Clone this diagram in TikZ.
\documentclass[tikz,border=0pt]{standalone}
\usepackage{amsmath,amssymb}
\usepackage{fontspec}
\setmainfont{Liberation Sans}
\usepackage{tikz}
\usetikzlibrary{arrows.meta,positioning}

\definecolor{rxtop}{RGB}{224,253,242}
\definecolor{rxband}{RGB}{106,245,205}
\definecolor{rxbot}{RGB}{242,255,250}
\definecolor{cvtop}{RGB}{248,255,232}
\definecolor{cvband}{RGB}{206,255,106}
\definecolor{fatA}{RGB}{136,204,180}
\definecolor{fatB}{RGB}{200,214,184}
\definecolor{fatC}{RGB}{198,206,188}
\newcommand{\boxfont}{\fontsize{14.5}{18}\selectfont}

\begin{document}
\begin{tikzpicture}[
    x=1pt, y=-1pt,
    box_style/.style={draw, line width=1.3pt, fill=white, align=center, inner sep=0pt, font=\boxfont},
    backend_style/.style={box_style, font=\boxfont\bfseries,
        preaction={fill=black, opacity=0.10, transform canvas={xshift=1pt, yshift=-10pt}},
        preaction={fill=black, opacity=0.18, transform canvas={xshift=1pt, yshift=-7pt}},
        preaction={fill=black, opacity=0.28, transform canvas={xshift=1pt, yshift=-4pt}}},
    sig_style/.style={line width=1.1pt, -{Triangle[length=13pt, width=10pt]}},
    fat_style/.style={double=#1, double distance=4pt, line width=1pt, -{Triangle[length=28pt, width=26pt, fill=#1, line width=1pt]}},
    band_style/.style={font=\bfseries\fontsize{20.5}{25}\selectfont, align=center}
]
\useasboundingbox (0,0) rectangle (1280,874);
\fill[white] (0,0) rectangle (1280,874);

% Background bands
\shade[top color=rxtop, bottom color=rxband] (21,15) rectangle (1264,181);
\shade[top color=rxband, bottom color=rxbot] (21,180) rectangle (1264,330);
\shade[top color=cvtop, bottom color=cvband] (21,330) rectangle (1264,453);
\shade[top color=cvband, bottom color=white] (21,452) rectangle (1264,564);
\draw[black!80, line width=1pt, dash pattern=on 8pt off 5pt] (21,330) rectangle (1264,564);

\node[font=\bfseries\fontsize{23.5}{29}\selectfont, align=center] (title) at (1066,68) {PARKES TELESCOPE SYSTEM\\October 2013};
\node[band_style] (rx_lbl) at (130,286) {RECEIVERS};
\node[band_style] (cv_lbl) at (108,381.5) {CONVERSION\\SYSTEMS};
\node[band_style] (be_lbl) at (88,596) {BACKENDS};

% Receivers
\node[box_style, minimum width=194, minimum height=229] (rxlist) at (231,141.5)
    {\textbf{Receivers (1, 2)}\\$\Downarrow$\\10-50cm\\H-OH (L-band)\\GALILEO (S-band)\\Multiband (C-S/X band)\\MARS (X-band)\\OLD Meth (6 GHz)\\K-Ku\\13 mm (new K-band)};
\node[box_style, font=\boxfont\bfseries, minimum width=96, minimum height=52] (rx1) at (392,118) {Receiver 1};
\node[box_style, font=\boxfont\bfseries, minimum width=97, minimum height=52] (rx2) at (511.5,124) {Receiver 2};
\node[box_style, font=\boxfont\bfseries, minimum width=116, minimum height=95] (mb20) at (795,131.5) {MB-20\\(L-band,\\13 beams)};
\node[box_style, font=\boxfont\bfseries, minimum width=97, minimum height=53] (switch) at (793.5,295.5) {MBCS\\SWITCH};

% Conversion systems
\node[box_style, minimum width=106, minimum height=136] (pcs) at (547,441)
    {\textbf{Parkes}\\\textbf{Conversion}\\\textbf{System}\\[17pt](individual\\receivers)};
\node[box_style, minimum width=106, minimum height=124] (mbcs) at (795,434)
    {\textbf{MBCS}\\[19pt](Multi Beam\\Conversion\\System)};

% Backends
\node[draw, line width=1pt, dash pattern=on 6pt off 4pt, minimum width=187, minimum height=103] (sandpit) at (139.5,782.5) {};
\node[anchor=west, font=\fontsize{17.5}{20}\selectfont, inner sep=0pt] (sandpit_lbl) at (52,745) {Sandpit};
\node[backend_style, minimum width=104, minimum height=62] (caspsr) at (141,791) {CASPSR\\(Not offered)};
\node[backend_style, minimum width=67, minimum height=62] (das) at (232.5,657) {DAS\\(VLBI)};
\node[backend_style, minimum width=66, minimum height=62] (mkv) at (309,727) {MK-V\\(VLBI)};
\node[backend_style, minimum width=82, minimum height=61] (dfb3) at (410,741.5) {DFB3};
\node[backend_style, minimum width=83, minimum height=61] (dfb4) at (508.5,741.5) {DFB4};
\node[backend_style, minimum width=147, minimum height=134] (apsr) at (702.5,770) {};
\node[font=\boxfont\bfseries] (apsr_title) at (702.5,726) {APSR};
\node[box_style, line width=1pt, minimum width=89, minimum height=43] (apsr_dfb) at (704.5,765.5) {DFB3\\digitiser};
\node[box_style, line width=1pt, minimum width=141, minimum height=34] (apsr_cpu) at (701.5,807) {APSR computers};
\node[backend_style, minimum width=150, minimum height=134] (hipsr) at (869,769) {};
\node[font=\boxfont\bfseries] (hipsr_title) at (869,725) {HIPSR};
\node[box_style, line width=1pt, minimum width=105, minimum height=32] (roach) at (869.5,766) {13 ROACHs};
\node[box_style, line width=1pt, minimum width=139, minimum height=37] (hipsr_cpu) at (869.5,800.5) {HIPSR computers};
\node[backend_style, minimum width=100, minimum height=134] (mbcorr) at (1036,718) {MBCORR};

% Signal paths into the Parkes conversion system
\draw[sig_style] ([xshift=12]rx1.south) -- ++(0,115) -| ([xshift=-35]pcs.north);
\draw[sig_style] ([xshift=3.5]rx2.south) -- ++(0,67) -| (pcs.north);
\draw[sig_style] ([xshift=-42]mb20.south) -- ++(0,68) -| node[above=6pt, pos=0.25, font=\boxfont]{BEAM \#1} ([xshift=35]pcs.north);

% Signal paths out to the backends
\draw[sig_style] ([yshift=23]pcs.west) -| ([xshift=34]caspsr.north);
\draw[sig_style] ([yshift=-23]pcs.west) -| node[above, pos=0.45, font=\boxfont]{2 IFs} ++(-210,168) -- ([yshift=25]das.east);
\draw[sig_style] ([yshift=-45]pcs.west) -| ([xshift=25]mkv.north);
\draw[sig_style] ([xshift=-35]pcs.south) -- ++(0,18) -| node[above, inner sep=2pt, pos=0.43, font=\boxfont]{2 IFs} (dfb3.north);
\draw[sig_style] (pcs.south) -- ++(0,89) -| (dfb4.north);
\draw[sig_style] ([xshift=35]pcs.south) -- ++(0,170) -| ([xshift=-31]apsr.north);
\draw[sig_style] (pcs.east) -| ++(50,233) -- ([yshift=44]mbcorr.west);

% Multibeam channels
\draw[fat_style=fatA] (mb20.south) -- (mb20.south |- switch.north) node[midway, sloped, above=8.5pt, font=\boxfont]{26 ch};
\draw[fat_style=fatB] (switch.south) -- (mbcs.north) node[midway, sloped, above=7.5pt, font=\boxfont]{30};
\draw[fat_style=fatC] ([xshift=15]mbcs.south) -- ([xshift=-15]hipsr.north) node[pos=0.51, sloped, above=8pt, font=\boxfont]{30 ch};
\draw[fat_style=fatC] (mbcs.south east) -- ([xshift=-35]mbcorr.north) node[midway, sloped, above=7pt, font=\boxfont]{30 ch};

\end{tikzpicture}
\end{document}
****************
--- Problem details ---
Repeat the data verbatim.

--- Task answer ---
Clone this diagram in TikZ.
\documentclass[tikz,border=0pt]{standalone}
\usepackage{amsmath,amssymb}
\usepackage{fontspec}
\setmainfont{Liberation Sans}
\usepackage{tikz}
\usetikzlibrary{arrows.meta,positioning}

\definecolor{rxtop}{RGB}{224,253,242}
\definecolor{rxband}{RGB}{106,245,205}
\definecolor{rxbot}{RGB}{242,255,250}
\definecolor{cvtop}{RGB}{248,255,232}
\definecolor{cvband}{RGB}{206,255,106}
\definecolor{fatA}{RGB}{136,204,180}
\definecolor{fatB}{RGB}{200,214,184}
\definecolor{fatC}{RGB}{198,206,188}
\newcommand{\boxfont}{\fontsize{14.5}{18}\selectfont}

\begin{document}
\begin{tikzpicture}[
    x=1pt, y=-1pt,
    box_style/.style={draw, line width=1.3pt, fill=white, align=center, inner sep=0pt, font=\boxfont},
    backend_style/.style={box_style, font=\boxfont\bfseries,
        preaction={fill=black, opacity=0.10, transform canvas={xshift=1pt, yshift=-10pt}},
        preaction={fill=black, opacity=0.18, transform canvas={xshift=1pt, yshift=-7pt}},
        preaction={fill=black, opacity=0.28, transform canvas={xshift=1pt, yshift=-4pt}}},
    sig_style/.style={line width=1.1pt, -{Triangle[length=13pt, width=10pt]}},
    fat_style/.style={double=#1, double distance=4pt, line width=1pt, -{Triangle[length=28pt, width=26pt, fill=#1, line width=1pt]}},
    band_style/.style={font=\bfseries\fontsize{20.5}{25}\selectfont, align=center}
]
\useasboundingbox (0,0) rectangle (1280,874);
\fill[white] (0,0) rectangle (1280,874);

% Background bands
\shade[top color=rxtop, bottom color=rxband] (21,15) rectangle (1264,181);
\shade[top color=rxband, bottom color=rxbot] (21,180) rectangle (1264,330);
\shade[top color=cvtop, bottom color=cvband] (21,330) rectangle (1264,453);
\shade[top color=cvband, bottom color=white] (21,452) rectangle (1264,564);
\draw[black!80, line width=1pt, dash pattern=on 8pt off 5pt] (21,330) rectangle (1264,564);

\node[font=\bfseries\fontsize{23.5}{29}\selectfont, align=center] (title) at (1066,68) {PARKES TELESCOPE SYSTEM\\October 2013};
\node[band_style] (rx_lbl) at (130,286) {RECEIVERS};
\node[band_style] (cv_lbl) at (108,381.5) {CONVERSION\\SYSTEMS};
\node[band_style] (be_lbl) at (88,596) {BACKENDS};

% Receivers
\node[box_style, minimum width=194, minimum height=229] (rxlist) at (231,141.5)
    {\textbf{Receivers (1, 2)}\\$\Downarrow$\\10-50cm\\H-OH (L-band)\\GALILEO (S-band)\\Multiband (C-S/X band)\\MARS (X-band)\\OLD Meth (6 GHz)\\K-Ku\\13 mm (new K-band)};
\node[box_style, font=\boxfont\bfseries, minimum width=96, minimum height=52] (rx1) at (392,118) {Receiver 1};
\node[box_style, font=\boxfont\bfseries, minimum width=97, minimum height=52] (rx2) at (511.5,124) {Receiver 2};
\node[box_style, font=\boxfont\bfseries, minimum width=116, minimum height=95] (mb20) at (795,131.5) {MB-20\\(L-band,\\13 beams)};
\node[box_style, font=\boxfont\bfseries, minimum width=97, minimum height=53] (switch) at (793.5,295.5) {MBCS\\SWITCH};

% Conversion systems
\node[box_style, minimum width=106, minimum height=136] (pcs) at (547,441)
    {\textbf{Parkes}\\\textbf{Conversion}\\\textbf{System}\\[17pt](individual\\receivers)};
\node[box_style, minimum width=106, minimum height=124] (mbcs) at (795,434)
    {\textbf{MBCS}\\[19pt](Multi Beam\\Conversion\\System)};

% Backends
\node[draw, line width=1pt, dash pattern=on 6pt off 4pt, minimum width=187, minimum height=103] (sandpit) at (139.5,782.5) {};
\node[anchor=west, font=\fontsize{17.5}{20}\selectfont, inner sep=0pt] (sandpit_lbl) at (52,745) {Sandpit};
\node[backend_style, minimum width=104, minimum height=62] (caspsr) at (141,791) {CASPSR\\(Not offered)};
\node[backend_style, minimum width=67, minimum height=62] (das) at (232.5,657) {DAS\\(VLBI)};
\node[backend_style, minimum width=66, minimum height=62] (mkv) at (309,727) {MK-V\\(VLBI)};
\node[backend_style, minimum width=82, minimum height=61] (dfb3) at (410,741.5) {DFB3};
\node[backend_style, minimum width=83, minimum height=61] (dfb4) at (508.5,741.5) {DFB4};
\node[backend_style, minimum width=147, minimum height=134] (apsr) at (702.5,770) {};
\node[font=\boxfont\bfseries] (apsr_title) at (702.5,726) {APSR};
\node[box_style, line width=1pt, minimum width=89, minimum height=43] (apsr_dfb) at (704.5,765.5) {DFB3\\digitiser};
\node[box_style, line width=1pt, minimum width=141, minimum height=34] (apsr_cpu) at (701.5,807) {APSR computers};
\node[backend_style, minimum width=150, minimum height=134] (hipsr) at (869,769) {};
\node[font=\boxfont\bfseries] (hipsr_title) at (869,725) {HIPSR};
\node[box_style, line width=1pt, minimum width=105, minimum height=32] (roach) at (869.5,766) {13 ROACHs};
\node[box_style, line width=1pt, minimum width=139, minimum height=37] (hipsr_cpu) at (869.5,800.5) {HIPSR computers};
\node[backend_style, minimum width=100, minimum height=134] (mbcorr) at (1036,718) {MBCORR};

% Signal paths into the Parkes conversion system
\draw[sig_style] ([xshift=12]rx1.south) -- ++(0,115) -| ([xshift=-35]pcs.north);
\draw[sig_style] ([xshift=3.5]rx2.south) -- ++(0,67) -| (pcs.north);
\draw[sig_style] ([xshift=-42]mb20.south) -- ++(0,68) -| node[above=6pt, pos=0.25, font=\boxfont]{BEAM \#1} ([xshift=35]pcs.north);

% Signal paths out to the backends
\draw[sig_style] ([yshift=23]pcs.west) -| ([xshift=34]caspsr.north);
\draw[sig_style] ([yshift=-23]pcs.west) -| node[above, pos=0.45, font=\boxfont]{2 IFs} ++(-210,168) -- ([yshift=25]das.east);
\draw[sig_style] ([yshift=-45]pcs.west) -| ([xshift=25]mkv.north);
\draw[sig_style] ([xshift=-35]pcs.south) -- ++(0,18) -| node[above, inner sep=2pt, pos=0.43, font=\boxfont]{2 IFs} (dfb3.north);
\draw[sig_style] (pcs.south) -- ++(0,89) -| (dfb4.north);
\draw[sig_style] ([xshift=35]pcs.south) -- ++(0,170) -| ([xshift=-31]apsr.north);
\draw[sig_style] (pcs.east) -| ++(50,233) -- ([yshift=44]mbcorr.west);

% Multibeam channels
\draw[fat_style=fatA] (mb20.south) -- (mb20.south |- switch.north) node[midway, sloped, above=8.5pt, font=\boxfont]{26 ch};
\draw[fat_style=fatB] (switch.south) -- (mbcs.north) node[midway, sloped, above=7.5pt, font=\boxfont]{30};
\draw[fat_style=fatC] ([xshift=15]mbcs.south) -- ([xshift=-15]hipsr.north) node[pos=0.51, sloped, above=8pt, font=\boxfont]{30 ch};
\draw[fat_style=fatC] (mbcs.south east) -- ([xshift=-35]mbcorr.north) node[midway, sloped, above=7pt, font=\boxfont]{30 ch};

\end{tikzpicture}
\end{document}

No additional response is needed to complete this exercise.